Unsupervised Morpheme Analysis -- Morpho Challenge 2010

Rules

Submission of large data files

Send an email to the organizers morphochallenge2010mail.cis.hut.fi and tell where they can download the data files. Small data files (but not larger than a few MBs) can be emailed directly. Please, follow carefully the format of the result files described in datasets.

Acceptance

The organizers retain all rights to the Challenge data, which is given to the participants for use in this challenge only. The organizers may use the data submitted to the Challenge freely, without restrictions.

Eligibility

Anyone is allowed to participate. A participant may be either a single person or a group. A single person can participate in at most two groups. A participant is allowed to submit at most three different solutions, where each solution corresponds to a particular morpheme analysis method. Each of these methods may naturally be applied to each of the test languages. If a participant submits more than three solutions, the organizers decide which of the three will be accepted.

Test languages

Data sets are provided for four languages: English, Finnish, German and Turkish. Participants are encouraged to apply their algorithm to all of these test languages, but are free to leave some languages out, if they wish to do so.

(New languages may be added, if interested co-organizers, suitable data and evaluation analyses become available in time.)

Task

The task is to develop a system that conducts unsupervised morpheme analysis for every word form contained in a word list supplied by the organizers for each test language.

The participants will be pointed to corpora in which the words occur, so that the algorithms may utilize information about word context.

New in 2010: A new category for semi-supervised learning algorithms using the available linguistic gold standard morpheme analysis. The abstracts submitted by the participants must contain clear descriptions of which steps of supervision or parameter optimization are involved in the algorithms.

Participants are also allowed to use additional text corpora from any source for training their algorithms.

Competitions

The segmentations will be evaluated in three complementary ways:

Competition 1: The proposed morpheme analyses will be compared to a linguistic "gold standard".
Competition 2: Information retrieval (IR) experiments will be performed, where the words in the documents and queries will be replaced by their proposed morpheme representations. The search will then be based on morphemes instead of words.
Competition 3: Machine Translation (MT) model is trained, where the words in the source language documents will be replaced by their proposed morpheme representations. The words in the source language evaluation data will then also be replaced by their proposed morpheme representations and the translation will be based on morphemes instead of words.

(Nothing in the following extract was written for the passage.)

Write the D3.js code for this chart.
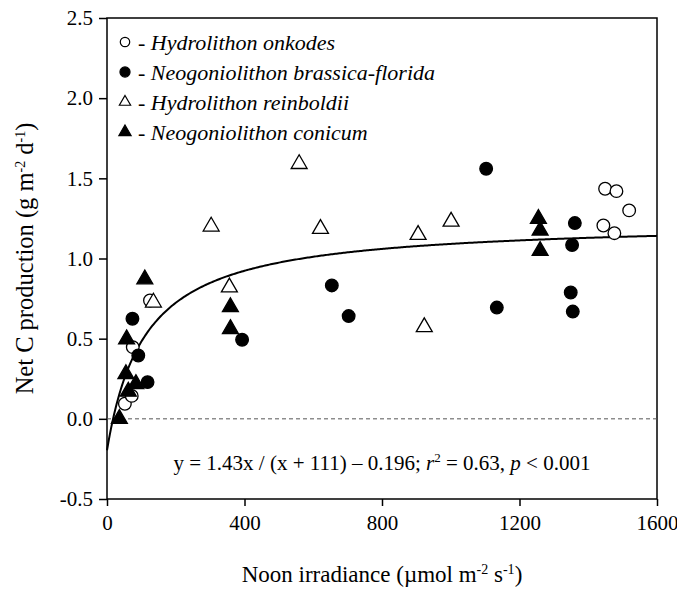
<!DOCTYPE html>
<html>
<head>
<meta charset="utf-8">
<script src="https://cdn.jsdelivr.net/npm/d3@7"></script>
<style>
  body { margin: 0; background: #fff; }
</style>
</head>
<body>
<div id="chart"></div>
<script>
// irradiance (umol m-2 s-1) and net C production (g m-2 d-1)
const onkodes = [
  [52, 0.094], [72, 0.143], [75, 0.447], [125, 0.738],
  [1449, 1.435], [1482, 1.42], [1519, 1.30], [1444, 1.206], [1476, 1.158]
];
const brassica = [
  [74, 0.624], [91, 0.395], [118, 0.229], [393, 0.493], [654, 0.832], [703, 0.641],
  [1103, 1.56], [1134, 0.694], [1349, 0.788], [1353, 1.084], [1355, 0.669], [1361, 1.221]
];
const reinboldii = [
  [135, 0.726], [303, 1.20], [356, 0.82], [559, 1.59], [621, 1.185],
  [905, 1.148], [923, 0.572], [1001, 1.23]
];
const conicum = [
  [36, 0.0], [55, 0.279], [57, 0.497], [62, 0.17], [84, 0.218], [110, 0.871],
  [359, 0.697], [359, 0.561], [1255, 1.248], [1260, 1.175], [1260, 1.048]
];
const xTicks = [0, 400, 800, 1200, 1600];
const yTicks = [-0.5, 0.0, 0.5, 1.0, 1.5, 2.0, 2.5];
const speciesNames = ['Hydrolithon onkodes', 'Neogoniolithon brassica-florida', 'Hydrolithon reinboldii', 'Neogoniolithon conicum'];

// fitted curve y = 1.43x / (x + 111) - 0.196
const fit = (x) => 1.43 * x / (x + 111) - 0.196;

const serif = '"Liberation Serif", "DejaVu Serif", serif';
const width = 677;
const height = 590;
const margin = { top: 18, right: 20, bottom: 91, left: 107 };

const svg = d3.select('#chart')
  .append('svg')
  .attr('width', width)
  .attr('height', height)
  .attr('font-family', serif);

const x = d3.scaleLinear().domain([0, 1600]).range([margin.left, width - margin.right]);
const y = d3.scaleLinear().domain([-0.5, 2.5]).range([height - margin.bottom, margin.top]);

// frame
svg.append('rect')
  .attr('x', x(0))
  .attr('y', y(2.5))
  .attr('width', x(1600) - x(0))
  .attr('height', y(-0.5) - y(2.5))
  .attr('fill', 'none')
  .attr('stroke', '#000')
  .attr('stroke-width', 1.5);

const xAxis = svg.append('g')
  .attr('transform', `translate(0,${y(-0.5)})`)
  .call(d3.axisBottom(x).tickValues(xTicks).tickSize(7).tickPadding(9).tickFormat((d) => String(d)));

const yAxis = svg.append('g')
  .attr('transform', `translate(${x(0)},0)`)
  .call(d3.axisLeft(y).tickValues(yTicks).tickSize(8).tickPadding(6).tickFormat((d) => d.toFixed(1)));

[xAxis, yAxis].forEach((g) => {
  g.attr('font-family', serif).attr('font-size', 21);
  g.select('.domain').remove();
  g.selectAll('line').attr('stroke', '#000').attr('stroke-width', 1.5);
  g.selectAll('text').attr('fill', '#000');
});

// zero line
svg.append('line')
  .attr('x1', x(0))
  .attr('x2', x(1600))
  .attr('y1', y(0))
  .attr('y2', y(0))
  .attr('stroke', '#555')
  .attr('stroke-width', 1)
  .attr('stroke-dasharray', '4,3');

// fitted curve
const curveX = d3.range(0, 1601, 4);
svg.append('path')
  .datum(curveX)
  .attr('fill', 'none')
  .attr('stroke', '#000')
  .attr('stroke-width', 2)
  .attr('d', d3.line().x((d) => x(d)).y((d) => y(fit(d))));

// points
const circleSym = d3.symbol().type(d3.symbolCircle).size(125);
const triSym = d3.symbol().type(d3.symbolTriangle).size(110);

const series = [
  { data: onkodes, sym: circleSym, fill: '#fff' },
  { data: brassica, sym: circleSym, fill: '#000' },
  { data: reinboldii, sym: triSym, fill: '#fff' },
  { data: conicum, sym: triSym, fill: '#000' }
];

series.forEach((s) => {
  svg.append('g')
    .selectAll('path')
    .data(s.data)
    .join('path')
    .attr('transform', (d) => `translate(${x(d[0])},${y(d[1])})`)
    .attr('d', s.sym())
    .attr('fill', s.fill)
    .attr('stroke', '#000')
    .attr('stroke-width', 1.3);
});

// legend
const legend = svg.append('g');
const legendSyms = [
  d3.symbol().type(d3.symbolCircle).size(70),
  d3.symbol().type(d3.symbolCircle).size(80),
  d3.symbol().type(d3.symbolTriangle).size(55),
  d3.symbol().type(d3.symbolTriangle).size(65)
];
speciesNames.forEach((name, i) => {
  const ly = 42 + i * 30;
  legend.append('path')
    .attr('transform', `translate(125,${ly})`)
    .attr('d', legendSyms[i]())
    .attr('fill', series[i].fill)
    .attr('stroke', '#000')
    .attr('stroke-width', 1.2);
  const t = legend.append('text')
    .attr('x', 138)
    .attr('y', ly + 8)
    .attr('font-size', 22);
  t.append('tspan').text('- ');
  t.append('tspan').attr('font-style', 'italic').text(name);
});

// equation
const eq = svg.append('text')
  .attr('x', x(800))
  .attr('y', 470)
  .attr('text-anchor', 'middle')
  .attr('font-size', 21);
eq.append('tspan').text('y = 1.43x / (x + 111) \u2013 0.196; ');
eq.append('tspan').attr('font-style', 'italic').text('r');
eq.append('tspan').attr('dy', -8).attr('font-size', 13).text('2');
eq.append('tspan').attr('dy', 8).text(' = 0.63, ');
eq.append('tspan').attr('font-style', 'italic').text('p');
eq.append('tspan').text(' < 0.001');

// axis titles
const xt = svg.append('text')
  .attr('x', x(800))
  .attr('y', 582)
  .attr('text-anchor', 'middle')
  .attr('font-size', 23);
xt.append('tspan').text('Noon irradiance (\u00b5mol m');
xt.append('tspan').attr('dy', -8).attr('font-size', 14).text('-2');
xt.append('tspan').attr('dy', 8).text(' s');
xt.append('tspan').attr('dy', -8).attr('font-size', 14).text('-1');
xt.append('tspan').attr('dy', 8).text(')');

const yt = svg.append('text')
  .attr('transform', `translate(33,${(y(2.5) + y(-0.5)) / 2}) rotate(-90)`)
  .attr('text-anchor', 'middle')
  .attr('font-size', 24.5);
yt.append('tspan').text('Net C production (g m');
yt.append('tspan').attr('dy', -8).attr('font-size', 14).text('-2');
yt.append('tspan').attr('dy', 8).text(' d');
yt.append('tspan').attr('dy', -8).attr('font-size', 14).text('-1');
yt.append('tspan').attr('dy', 8).text(')');
</script>
</body>
</html>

Competition 1 will include all four test languages. Winners will be selected separately for each language and category (unsupervised or semi-supervised). As a performance measure, the F-measure of accuracy of suggested morpheme analyses is utilized. Should two solutions produce the same F-measure, the one with higher precision will win.

Competition 2 will include three of the test languages. The organizers will perform the IR experiments based on the morpheme analyses submitted by the participants.

Competition 3 will include two of the test languages. Translation will be done from the test language to English. The organizers will train the translation models and perform the evaluation of the translations using an automatic metric such as BLEU.

Workshop and publication

All good results will be acknowledged with fame and glory. Presentations for the challenge workshop will be selected by the organizers based on the results and 4-page extended abstract describing the algorithm and the data submission. However, all groups who have submitted results and a paper are welcome to participate in the workshop to listen to the talks and join the discussions.

Extended abtracts

For the extended abstract you can use the two-column ACL format. For templates and general formatting instructions, see ACL 2010 Instructions for Preparing Camera-Ready Papers. The length of the paper should be around 4 pages. Email your extended abstract to the organizers by July 16.

Arbitration

In the case of disagreement the organizers will decide the final interpretation of the rules.